The ideal candidate brings extensive experience building end-to-end data engineering pipelines with CDC (Change Data Capture) capabilities, and thrives in a fast-paced Azure-based environment leveraging Databricks, PySpark, and Kafka streaming.
Key Responsibilities
Design, build, and optimize end-to-end ETL/ELT pipelines using Databricks and Apache Spark (PySpark).
Develop and maintain scalable data solutions on Microsoft Azure, leveraging Databricks, Delta Lake, and Kafka streaming.
Build robust pipelines with Change Data Capture (CDC) to support incremental data processing and real-time/near real-time data needs.
Work across both new pipeline development and enhancement of existing pipelines, quickly understanding current codebases to deliver improvements.
Integrate and process data from diverse sources including:
Flat files, XML, JSON
SQL Server and JDBC systems
Kafka topics, APIs, MQ
Unity Catalog volumes and other enterprise platforms
Implement data quality frameworks, including writing technical data quality rules and quarantining error records.
Apply canonical data modeling techniques, including SCD Type 1 and Type 2 implementations.
Ensure high levels of data reliability, performance, scalability, and monitoring across all workflows.
Automate workflows using Databricks Workflows and CI/CD pipelines (GitHub), focusing on reuse, efficiency, and standardization.
Adhere to ADUSA architecture, governance, and security standards.

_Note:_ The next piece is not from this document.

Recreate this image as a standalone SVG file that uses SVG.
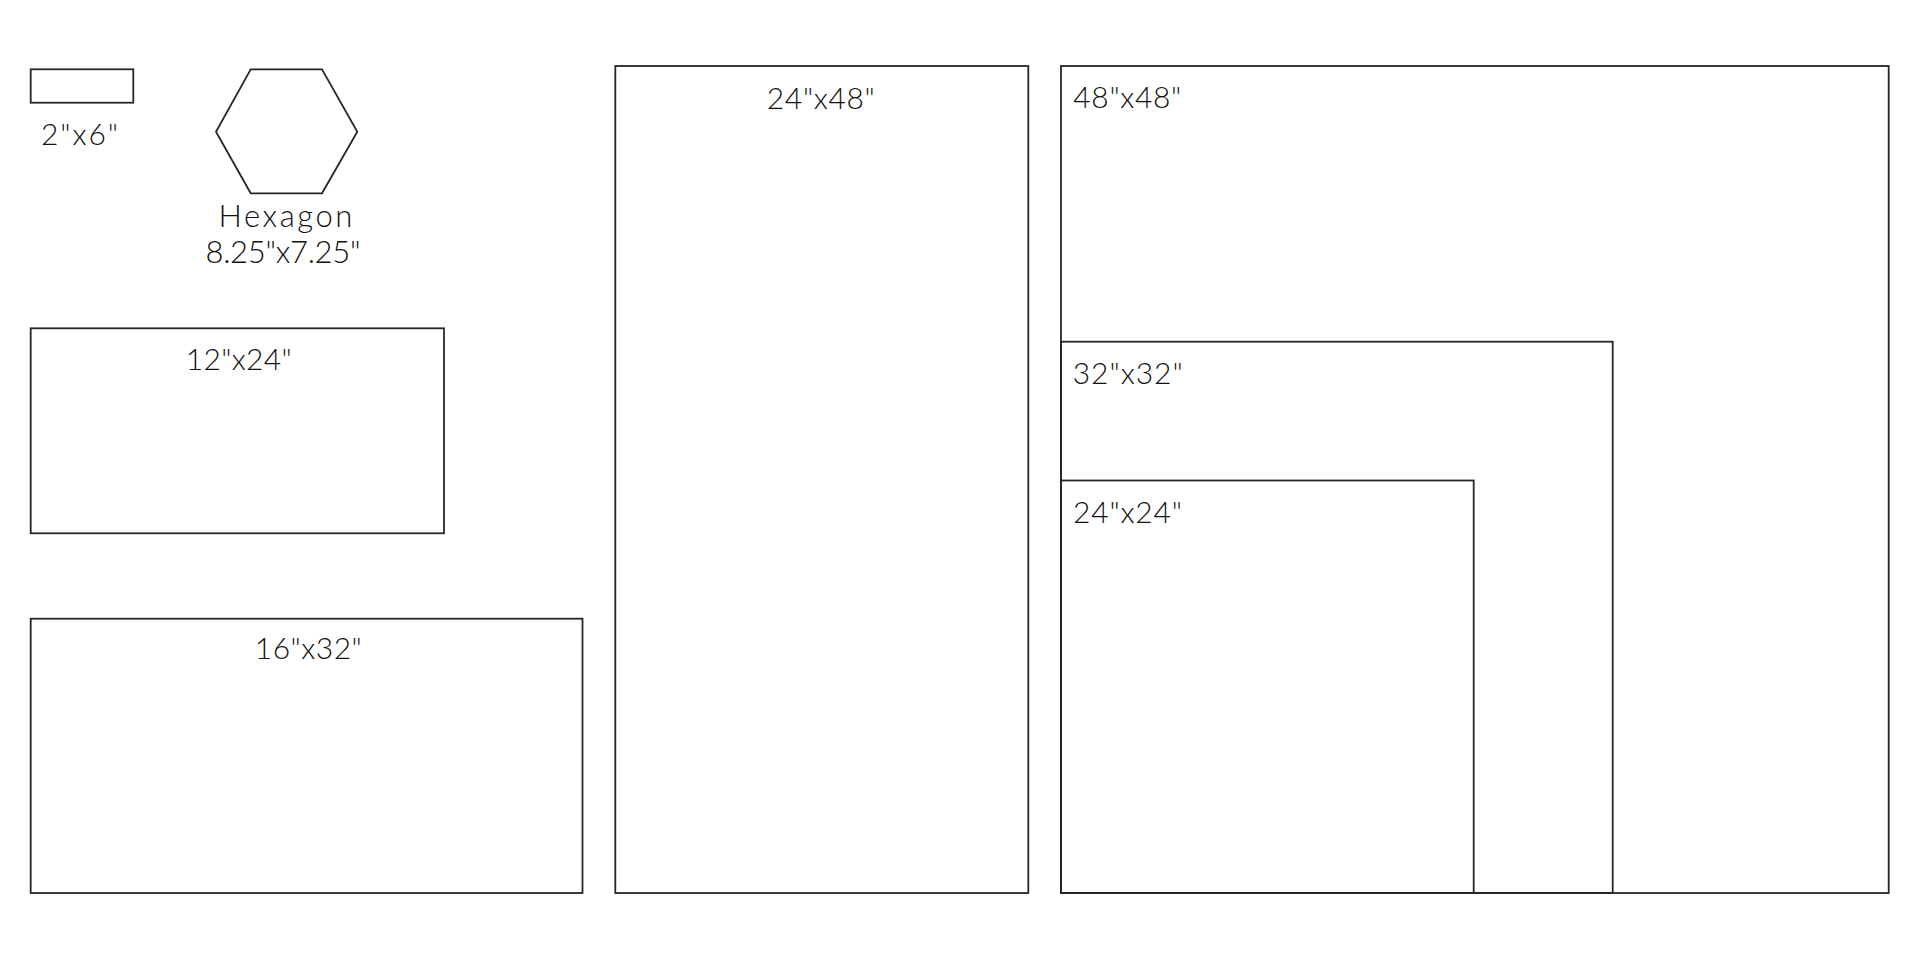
<svg xmlns="http://www.w3.org/2000/svg" width="1920" height="960" viewBox="0 0 1920 960">
<style>
.tile{fill:none;stroke:#262626;stroke-width:1.8}
.lbl{font-family:Lato,"DejaVu Sans",sans-serif;font-size:30px;font-weight:300;fill:#111111}
.mid{text-anchor:middle}
.hex{font-size:31px}
</style>
<rect width="1920" height="960" fill="#ffffff"/>
<g id="connectors"/>
<g id="tile-2x6">
<rect class="tile" x="30.7" y="69.3" width="102.6" height="33.4"/>
<text class="lbl mid" x="79.5" y="145" textLength="77" lengthAdjust="spacing">2"x6"</text>
</g>
<g id="tile-hexagon">
<polygon class="tile" points="250.7,69.3 322,69.3 357.3,131.7 322,193.3 250.7,193.3 216,131.7"/>
<text class="lbl mid hex" x="285.4" y="226.7" textLength="134" lengthAdjust="spacing">Hexagon</text>
<text class="lbl mid hex" x="283" y="263.3" textLength="155" lengthAdjust="spacing">8.25"x7.25"</text>
</g>
<g id="tile-12x24">
<rect class="tile" x="30.7" y="328.3" width="413.3" height="205"/>
<text class="lbl mid" x="238.7" y="370" textLength="106" lengthAdjust="spacing">12"x24"</text>
</g>
<g id="tile-16x32">
<rect class="tile" x="30.7" y="618.7" width="551.8" height="274.3"/>
<text class="lbl mid" x="308.3" y="659.3" textLength="107" lengthAdjust="spacing">16"x32"</text>
</g>
<g id="tile-24x48">
<rect class="tile" x="615.3" y="66" width="413" height="827"/>
<text class="lbl mid" x="820.8" y="109.3" textLength="108" lengthAdjust="spacing">24"x48"</text>
</g>
<g id="tile-48x48">
<rect class="tile" x="1061" y="66" width="827.7" height="827"/>
<text class="lbl" x="1073.3" y="108.3" textLength="108" lengthAdjust="spacing">48"x48"</text>
</g>
<g id="tile-32x32">
<rect class="tile" x="1061" y="341.7" width="551.7" height="551.3"/>
<text class="lbl" x="1072.7" y="384" textLength="110" lengthAdjust="spacing">32"x32"</text>
</g>
<g id="tile-24x24">
<rect class="tile" x="1061" y="480.5" width="412.7" height="412.5"/>
<text class="lbl" x="1073" y="522.7" textLength="109" lengthAdjust="spacing">24"x24"</text>
</g>
</svg>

Collaborate with developers, architects, and product owners, and engage with stakeholders, source teams, and downstream consumers as needed.
Participate actively in Agile/Scrum ceremonies and deliver high-quality solutions within defined timelines.
Required Qualifications
Extensive hands-on experience with Databricks, with ability to contribute from day one.
Proven experience building end-to-end data engineering pipelines with CDC capabilities.
Strong proficiency in PySpark and SQL (required); Python experience is a plus.
Experience working in Microsoft Azure cloud environments.
Knowledge of:
Delta Lake
Distributed data processing frameworks
Streaming technologies (Kafka)
Data modeling (SCD Type 1 & Type 2)
Experience integrating data from multiple structured and unstructured data sources.
Familiarity with GitHub and CI/CD pipelines for version control and deployment.
Strong understanding of data architecture, performance optimization, and pipeline scalability.
Success Criteria (First 90 Days)
Demonstrate strong ownership, accountability, and technical expertise.
Quickly ramp up on the Retail Spine ecosystem and contribute to both new and ongoing initiatives.
Deliver high-quality, scalable, and efficient data pipelines within agreed timelines.
Actively participate in Agile ceremonies and team collaboration.
Identify opportunities to enhance data quality, standardization, and pipeline efficiency.
Key Competencies
Proactive and self-driven with strong problem-solving skills
Ability to work across complex, evolving data environments
Strong collaboration and communication with technical and business teams
Focus on quality, scalability, and continuous improvement